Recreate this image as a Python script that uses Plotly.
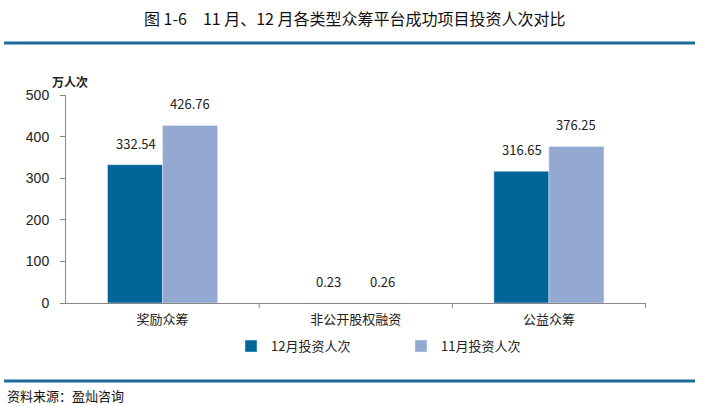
import plotly.graph_objects as go

categories = ["奖励众筹", "非公开股权融资", "公益众筹"]
dec_values = [332.54, 0.23, 316.65]
nov_values = [426.76, 0.26, 376.25]
series_names = ["12月投资人次", "11月投资人次"]
y_ticks = [0, 100, 200, 300, 400, 500]

DARK = "#00669A"
LIGHT = "#94A9D2"
LINE = "#1A6A9A"
FONT = "Noto Sans CJK SC"

fig = go.Figure()
fig.add_trace(go.Bar(x=categories, y=dec_values, name=series_names[0],
                     marker_color=DARK, offsetgroup="a"))
fig.add_trace(go.Bar(x=categories, y=nov_values, name=series_names[1],
                     marker_color=LIGHT, offsetgroup="b"))

annots = []
for i, c in enumerate(categories):
    for vals, dx in ((dec_values, -0.14), (nov_values, 0.14)):
        annots.append(dict(x=i + dx, y=vals[i], xref="x", yref="y",
                           text=f"{vals[i]:.2f}", showarrow=False,
                           yanchor="bottom", yshift=10,
                           font=dict(size=13, color="#222")))

fig.update_layout(
    width=709, height=406,
    margin=dict(l=66, r=63, t=95, b=103),
    paper_bgcolor="white", plot_bgcolor="white",
    barmode="group", bargap=0.43, bargroupgap=0,
    font=dict(family=FONT, size=13, color="#222"),
    showlegend=True,
    legend=dict(orientation="h", x=(401-66)/580, xanchor="center", y=-0.135, yanchor="top",
                font=dict(size=13), traceorder="normal", itemwidth=30,
                entrywidth=125, tracegroupgap=0),
    xaxis=dict(showline=True, linecolor="#888", ticks="", showgrid=False,
               tickfont=dict(size=13), ticklabelstandoff=4),
    yaxis=dict(range=[0, 500], tickvals=y_ticks, showline=True, linecolor="#888",
               ticks="outside", ticklen=5, tickcolor="#888", showgrid=False,
               tickfont=dict(size=14, family="Liberation Sans"), zeroline=False,
               ticklabelstandoff=8),
    shapes=[
        dict(type="line", xref="paper", yref="paper", x0=-0.1069, x1=1.0845,
             y0=(303-43)/208, y1=(303-43)/208, line=dict(color=LINE, width=3)),
        dict(type="line", xref="paper", yref="paper", x0=-0.1069, x1=1.0845,
             y0=(303-381)/208, y1=(303-381)/208, line=dict(color=LINE, width=3)),
    ],
    annotations=annots + [
        dict(text="图 1-6　11 月、12 月各类型众筹平台成功项目投资人次对比", xref="paper", yref="paper",
             x=(355-66)/580, y=(303-18)/208, xanchor="center", yanchor="middle",
             showarrow=False, font=dict(size=16, family=FONT, color="#111")),
        dict(text="<b>万人次</b>", xref="paper", yref="paper",
             x=(70-66)/580, y=(303-81)/208, xanchor="center", yanchor="middle",
             showarrow=False, font=dict(size=12, color="#222")),
        dict(text="资料来源：盈灿咨询", xref="paper", yref="paper",
             x=(5-66)/580, y=(303-395)/208, xanchor="left", yanchor="middle",
             showarrow=False, font=dict(size=13, color="#111")),
    ],
)

for xv in [0.5, 1.5, 2.5]:
    fig.add_shape(type="line", xref="x", yref="paper", x0=xv, x1=xv, y0=0, y1=-0.025,
                  line=dict(color="#888", width=1))

fig.write_html("out.html")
○ ○ ○
◆ EXERCISE PROMPT
From the material above, reproduce everything verbatim except the pictures.

◆ FINAL ANSWER
Recreate this image as a Python script that uses Plotly.
import plotly.graph_objects as go

categories = ["奖励众筹", "非公开股权融资", "公益众筹"]
dec_values = [332.54, 0.23, 316.65]
nov_values = [426.76, 0.26, 376.25]
series_names = ["12月投资人次", "11月投资人次"]
y_ticks = [0, 100, 200, 300, 400, 500]

DARK = "#00669A"
LIGHT = "#94A9D2"
LINE = "#1A6A9A"
FONT = "Noto Sans CJK SC"

fig = go.Figure()
fig.add_trace(go.Bar(x=categories, y=dec_values, name=series_names[0],
                     marker_color=DARK, offsetgroup="a"))
fig.add_trace(go.Bar(x=categories, y=nov_values, name=series_names[1],
                     marker_color=LIGHT, offsetgroup="b"))

annots = []
for i, c in enumerate(categories):
    for vals, dx in ((dec_values, -0.14), (nov_values, 0.14)):
        annots.append(dict(x=i + dx, y=vals[i], xref="x", yref="y",
                           text=f"{vals[i]:.2f}", showarrow=False,
                           yanchor="bottom", yshift=10,
                           font=dict(size=13, color="#222")))

fig.update_layout(
    width=709, height=406,
    margin=dict(l=66, r=63, t=95, b=103),
    paper_bgcolor="white", plot_bgcolor="white",
    barmode="group", bargap=0.43, bargroupgap=0,
    font=dict(family=FONT, size=13, color="#222"),
    showlegend=True,
    legend=dict(orientation="h", x=(401-66)/580, xanchor="center", y=-0.135, yanchor="top",
                font=dict(size=13), traceorder="normal", itemwidth=30,
                entrywidth=125, tracegroupgap=0),
    xaxis=dict(showline=True, linecolor="#888", ticks="", showgrid=False,
               tickfont=dict(size=13), ticklabelstandoff=4),
    yaxis=dict(range=[0, 500], tickvals=y_ticks, showline=True, linecolor="#888",
               ticks="outside", ticklen=5, tickcolor="#888", showgrid=False,
               tickfont=dict(size=14, family="Liberation Sans"), zeroline=False,
               ticklabelstandoff=8),
    shapes=[
        dict(type="line", xref="paper", yref="paper", x0=-0.1069, x1=1.0845,
             y0=(303-43)/208, y1=(303-43)/208, line=dict(color=LINE, width=3)),
        dict(type="line", xref="paper", yref="paper", x0=-0.1069, x1=1.0845,
             y0=(303-381)/208, y1=(303-381)/208, line=dict(color=LINE, width=3)),
    ],
    annotations=annots + [
        dict(text="图 1-6　11 月、12 月各类型众筹平台成功项目投资人次对比", xref="paper", yref="paper",
             x=(355-66)/580, y=(303-18)/208, xanchor="center", yanchor="middle",
             showarrow=False, font=dict(size=16, family=FONT, color="#111")),
        dict(text="<b>万人次</b>", xref="paper", yref="paper",
             x=(70-66)/580, y=(303-81)/208, xanchor="center", yanchor="middle",
             showarrow=False, font=dict(size=12, color="#222")),
        dict(text="资料来源：盈灿咨询", xref="paper", yref="paper",
             x=(5-66)/580, y=(303-395)/208, xanchor="left", yanchor="middle",
             showarrow=False, font=dict(size=13, color="#111")),
    ],
)

for xv in [0.5, 1.5, 2.5]:
    fig.add_shape(type="line", xref="x", yref="paper", x0=xv, x1=xv, y0=0, y1=-0.025,
                  line=dict(color="#888", width=1))

fig.write_html("out.html")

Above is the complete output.